The problem: Only the lines from the start of the data through the line with "Chart.register(...registerables);" belong in the copy. Restate them word for word, minus the pictures.

Source material:
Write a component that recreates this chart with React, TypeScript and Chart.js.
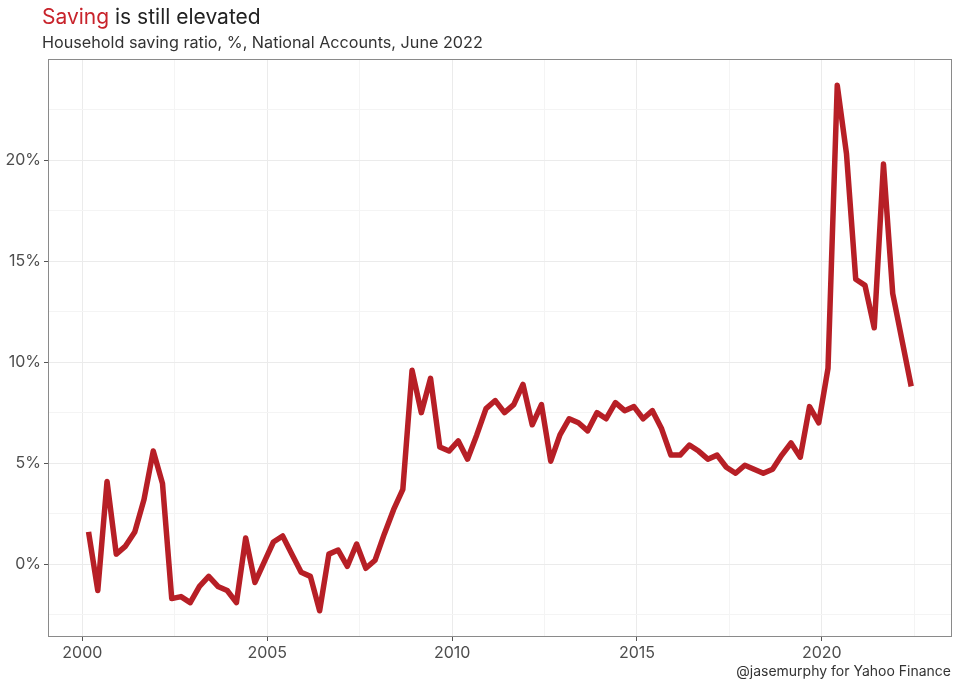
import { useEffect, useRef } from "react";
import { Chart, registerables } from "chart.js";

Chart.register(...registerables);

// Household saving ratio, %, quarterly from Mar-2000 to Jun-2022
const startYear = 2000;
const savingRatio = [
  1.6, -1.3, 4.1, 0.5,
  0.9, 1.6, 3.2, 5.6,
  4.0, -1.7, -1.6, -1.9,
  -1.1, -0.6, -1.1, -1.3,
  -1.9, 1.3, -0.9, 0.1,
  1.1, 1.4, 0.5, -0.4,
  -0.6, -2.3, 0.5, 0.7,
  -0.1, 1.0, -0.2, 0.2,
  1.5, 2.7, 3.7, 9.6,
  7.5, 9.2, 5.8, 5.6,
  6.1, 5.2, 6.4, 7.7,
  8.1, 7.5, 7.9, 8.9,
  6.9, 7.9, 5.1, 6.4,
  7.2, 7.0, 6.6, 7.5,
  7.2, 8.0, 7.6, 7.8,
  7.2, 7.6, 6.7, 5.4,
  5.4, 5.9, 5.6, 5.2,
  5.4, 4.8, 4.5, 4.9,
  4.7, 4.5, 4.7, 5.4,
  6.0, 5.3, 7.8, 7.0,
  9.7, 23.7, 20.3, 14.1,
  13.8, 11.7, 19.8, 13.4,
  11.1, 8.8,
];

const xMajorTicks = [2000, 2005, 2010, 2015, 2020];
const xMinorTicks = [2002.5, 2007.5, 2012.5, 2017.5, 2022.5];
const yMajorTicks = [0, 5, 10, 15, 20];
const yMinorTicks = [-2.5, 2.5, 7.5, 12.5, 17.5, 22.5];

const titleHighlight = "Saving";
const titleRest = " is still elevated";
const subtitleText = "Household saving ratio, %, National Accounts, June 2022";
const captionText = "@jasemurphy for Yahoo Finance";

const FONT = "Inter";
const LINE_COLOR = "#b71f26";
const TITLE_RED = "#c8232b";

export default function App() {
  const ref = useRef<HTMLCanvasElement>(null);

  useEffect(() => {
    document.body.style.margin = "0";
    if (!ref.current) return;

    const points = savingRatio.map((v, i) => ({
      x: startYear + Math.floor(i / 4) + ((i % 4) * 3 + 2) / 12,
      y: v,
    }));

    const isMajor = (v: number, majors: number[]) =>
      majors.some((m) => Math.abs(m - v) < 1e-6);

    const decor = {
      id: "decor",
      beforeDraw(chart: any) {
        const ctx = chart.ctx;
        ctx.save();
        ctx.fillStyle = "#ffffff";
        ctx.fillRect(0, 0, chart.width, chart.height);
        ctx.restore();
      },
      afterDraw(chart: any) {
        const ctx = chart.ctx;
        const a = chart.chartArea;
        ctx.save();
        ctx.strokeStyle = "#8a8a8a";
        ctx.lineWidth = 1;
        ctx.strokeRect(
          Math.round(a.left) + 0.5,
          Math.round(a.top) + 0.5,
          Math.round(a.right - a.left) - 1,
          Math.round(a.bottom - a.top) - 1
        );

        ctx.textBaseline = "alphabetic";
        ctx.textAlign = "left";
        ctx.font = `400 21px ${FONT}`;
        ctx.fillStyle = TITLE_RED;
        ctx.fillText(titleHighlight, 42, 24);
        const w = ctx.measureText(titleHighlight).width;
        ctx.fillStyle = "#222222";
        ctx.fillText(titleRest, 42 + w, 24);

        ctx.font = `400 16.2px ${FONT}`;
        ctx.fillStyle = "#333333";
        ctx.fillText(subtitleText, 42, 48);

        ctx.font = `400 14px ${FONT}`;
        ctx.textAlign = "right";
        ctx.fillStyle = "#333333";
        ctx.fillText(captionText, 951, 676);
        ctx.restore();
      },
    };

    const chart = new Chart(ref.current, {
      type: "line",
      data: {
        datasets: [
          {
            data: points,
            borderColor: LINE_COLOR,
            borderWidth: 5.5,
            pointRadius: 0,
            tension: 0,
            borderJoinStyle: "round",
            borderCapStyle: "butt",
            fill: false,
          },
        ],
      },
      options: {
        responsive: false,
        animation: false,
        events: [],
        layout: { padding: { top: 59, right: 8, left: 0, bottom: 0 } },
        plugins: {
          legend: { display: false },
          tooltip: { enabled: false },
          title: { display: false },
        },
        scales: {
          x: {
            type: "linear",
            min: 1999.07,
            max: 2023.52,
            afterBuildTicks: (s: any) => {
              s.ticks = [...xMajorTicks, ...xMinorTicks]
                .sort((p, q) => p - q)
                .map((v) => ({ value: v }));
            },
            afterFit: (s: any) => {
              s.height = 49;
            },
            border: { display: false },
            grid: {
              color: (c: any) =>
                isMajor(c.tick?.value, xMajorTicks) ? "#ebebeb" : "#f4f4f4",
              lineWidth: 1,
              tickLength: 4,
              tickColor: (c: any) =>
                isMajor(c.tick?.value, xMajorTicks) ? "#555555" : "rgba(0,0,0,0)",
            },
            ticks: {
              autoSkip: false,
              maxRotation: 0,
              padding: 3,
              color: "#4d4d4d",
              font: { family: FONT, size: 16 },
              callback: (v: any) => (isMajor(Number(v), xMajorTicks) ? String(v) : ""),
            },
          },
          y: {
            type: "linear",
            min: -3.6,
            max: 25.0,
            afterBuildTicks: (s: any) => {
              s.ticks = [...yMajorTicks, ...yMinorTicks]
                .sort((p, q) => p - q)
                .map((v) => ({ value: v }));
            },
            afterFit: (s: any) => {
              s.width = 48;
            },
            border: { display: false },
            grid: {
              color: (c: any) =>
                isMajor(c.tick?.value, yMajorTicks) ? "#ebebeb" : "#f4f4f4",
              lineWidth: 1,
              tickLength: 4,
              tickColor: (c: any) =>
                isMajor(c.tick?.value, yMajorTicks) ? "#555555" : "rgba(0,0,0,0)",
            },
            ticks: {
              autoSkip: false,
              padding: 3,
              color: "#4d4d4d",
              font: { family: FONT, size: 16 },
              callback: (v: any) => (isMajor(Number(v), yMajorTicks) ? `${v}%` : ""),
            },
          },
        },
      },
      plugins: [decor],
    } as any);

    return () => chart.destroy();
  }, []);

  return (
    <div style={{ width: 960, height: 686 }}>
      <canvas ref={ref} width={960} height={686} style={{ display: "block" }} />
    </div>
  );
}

Result for this exercise:
Write a component that recreates this chart with React, TypeScript and Chart.js.
import { useEffect, useRef } from "react";
import { Chart, registerables } from "chart.js";

Chart.register(...registerables);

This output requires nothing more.